**SHORT TASK**. Every record that follows must be duplicated exactly, with images left out.

**EXERCISE MATERIAL**.

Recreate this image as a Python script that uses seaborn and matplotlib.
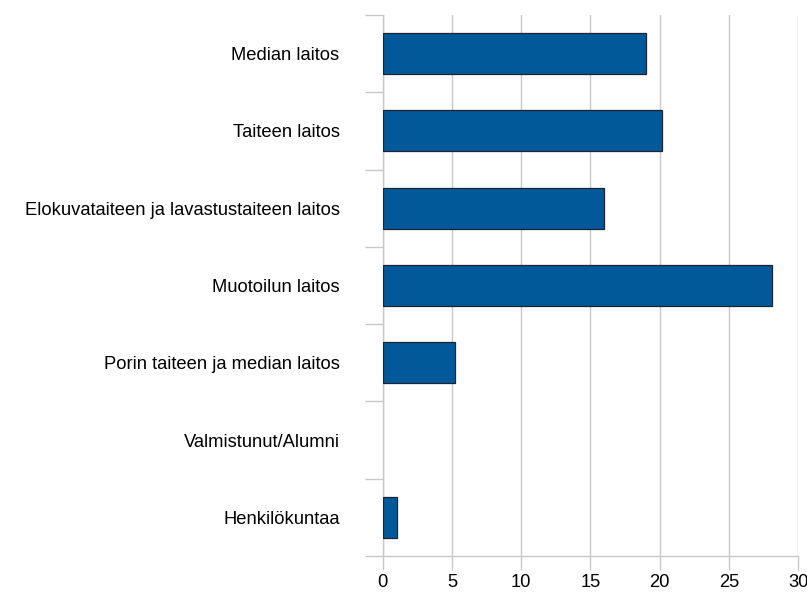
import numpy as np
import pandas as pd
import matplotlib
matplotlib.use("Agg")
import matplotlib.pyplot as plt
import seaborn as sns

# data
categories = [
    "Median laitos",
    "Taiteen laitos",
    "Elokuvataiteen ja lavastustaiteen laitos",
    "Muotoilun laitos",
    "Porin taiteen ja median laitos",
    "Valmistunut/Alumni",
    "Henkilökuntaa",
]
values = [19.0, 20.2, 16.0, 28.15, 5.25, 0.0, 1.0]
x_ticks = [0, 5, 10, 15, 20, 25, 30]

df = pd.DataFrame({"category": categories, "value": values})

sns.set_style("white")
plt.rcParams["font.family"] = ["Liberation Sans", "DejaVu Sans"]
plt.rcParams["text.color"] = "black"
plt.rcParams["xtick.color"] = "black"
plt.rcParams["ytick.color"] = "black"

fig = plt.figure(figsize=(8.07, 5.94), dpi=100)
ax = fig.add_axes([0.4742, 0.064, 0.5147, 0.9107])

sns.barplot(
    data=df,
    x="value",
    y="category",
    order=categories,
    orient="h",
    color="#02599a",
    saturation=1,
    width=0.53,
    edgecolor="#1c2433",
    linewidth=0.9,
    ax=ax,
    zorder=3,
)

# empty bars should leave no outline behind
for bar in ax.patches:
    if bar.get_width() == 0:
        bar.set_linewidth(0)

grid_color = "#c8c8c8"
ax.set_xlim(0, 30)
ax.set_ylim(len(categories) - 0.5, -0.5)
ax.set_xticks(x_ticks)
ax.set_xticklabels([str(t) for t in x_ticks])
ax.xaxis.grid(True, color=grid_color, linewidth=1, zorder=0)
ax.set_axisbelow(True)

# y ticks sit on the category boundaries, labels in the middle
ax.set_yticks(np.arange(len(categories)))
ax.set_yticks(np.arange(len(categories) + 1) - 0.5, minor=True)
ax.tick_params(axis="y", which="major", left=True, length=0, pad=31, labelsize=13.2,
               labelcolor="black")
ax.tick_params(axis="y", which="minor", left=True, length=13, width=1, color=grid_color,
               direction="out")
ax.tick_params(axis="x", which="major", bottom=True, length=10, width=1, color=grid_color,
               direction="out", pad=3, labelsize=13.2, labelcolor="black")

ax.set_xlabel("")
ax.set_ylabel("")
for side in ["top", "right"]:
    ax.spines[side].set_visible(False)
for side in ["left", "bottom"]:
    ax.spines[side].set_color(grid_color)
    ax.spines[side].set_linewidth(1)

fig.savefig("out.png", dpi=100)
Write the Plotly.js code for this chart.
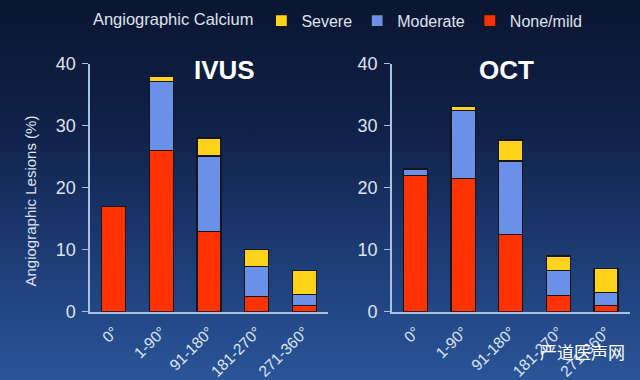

**TASK RESULT**.
Recreate this image as a Python script that uses seaborn and matplotlib.
import numpy as np
import pandas as pd
import matplotlib
matplotlib.use("Agg")
import matplotlib.pyplot as plt
import seaborn as sns

# data
categories = [
    "Median laitos",
    "Taiteen laitos",
    "Elokuvataiteen ja lavastustaiteen laitos",
    "Muotoilun laitos",
    "Porin taiteen ja median laitos",
    "Valmistunut/Alumni",
    "Henkilökuntaa",
]
values = [19.0, 20.2, 16.0, 28.15, 5.25, 0.0, 1.0]
x_ticks = [0, 5, 10, 15, 20, 25, 30]

df = pd.DataFrame({"category": categories, "value": values})

sns.set_style("white")
plt.rcParams["font.family"] = ["Liberation Sans", "DejaVu Sans"]
plt.rcParams["text.color"] = "black"
plt.rcParams["xtick.color"] = "black"
plt.rcParams["ytick.color"] = "black"

fig = plt.figure(figsize=(8.07, 5.94), dpi=100)
ax = fig.add_axes([0.4742, 0.064, 0.5147, 0.9107])

sns.barplot(
    data=df,
    x="value",
    y="category",
    order=categories,
    orient="h",
    color="#02599a",
    saturation=1,
    width=0.53,
    edgecolor="#1c2433",
    linewidth=0.9,
    ax=ax,
    zorder=3,
)

# empty bars should leave no outline behind
for bar in ax.patches:
    if bar.get_width() == 0:
        bar.set_linewidth(0)

grid_color = "#c8c8c8"
ax.set_xlim(0, 30)
ax.set_ylim(len(categories) - 0.5, -0.5)
ax.set_xticks(x_ticks)
ax.set_xticklabels([str(t) for t in x_ticks])
ax.xaxis.grid(True, color=grid_color, linewidth=1, zorder=0)
ax.set_axisbelow(True)

# y ticks sit on the category boundaries, labels in the middle
ax.set_yticks(np.arange(len(categories)))
ax.set_yticks(np.arange(len(categories) + 1) - 0.5, minor=True)
ax.tick_params(axis="y", which="major", left=True, length=0, pad=31, labelsize=13.2,
               labelcolor="black")
ax.tick_params(axis="y", which="minor", left=True, length=13, width=1, color=grid_color,
               direction="out")
ax.tick_params(axis="x", which="major", bottom=True, length=10, width=1, color=grid_color,
               direction="out", pad=3, labelsize=13.2, labelcolor="black")

ax.set_xlabel("")
ax.set_ylabel("")
for side in ["top", "right"]:
    ax.spines[side].set_visible(False)
for side in ["left", "bottom"]:
    ax.spines[side].set_color(grid_color)
    ax.spines[side].set_linewidth(1)

fig.savefig("out.png", dpi=100)
Write the Plotly.js code for this chart.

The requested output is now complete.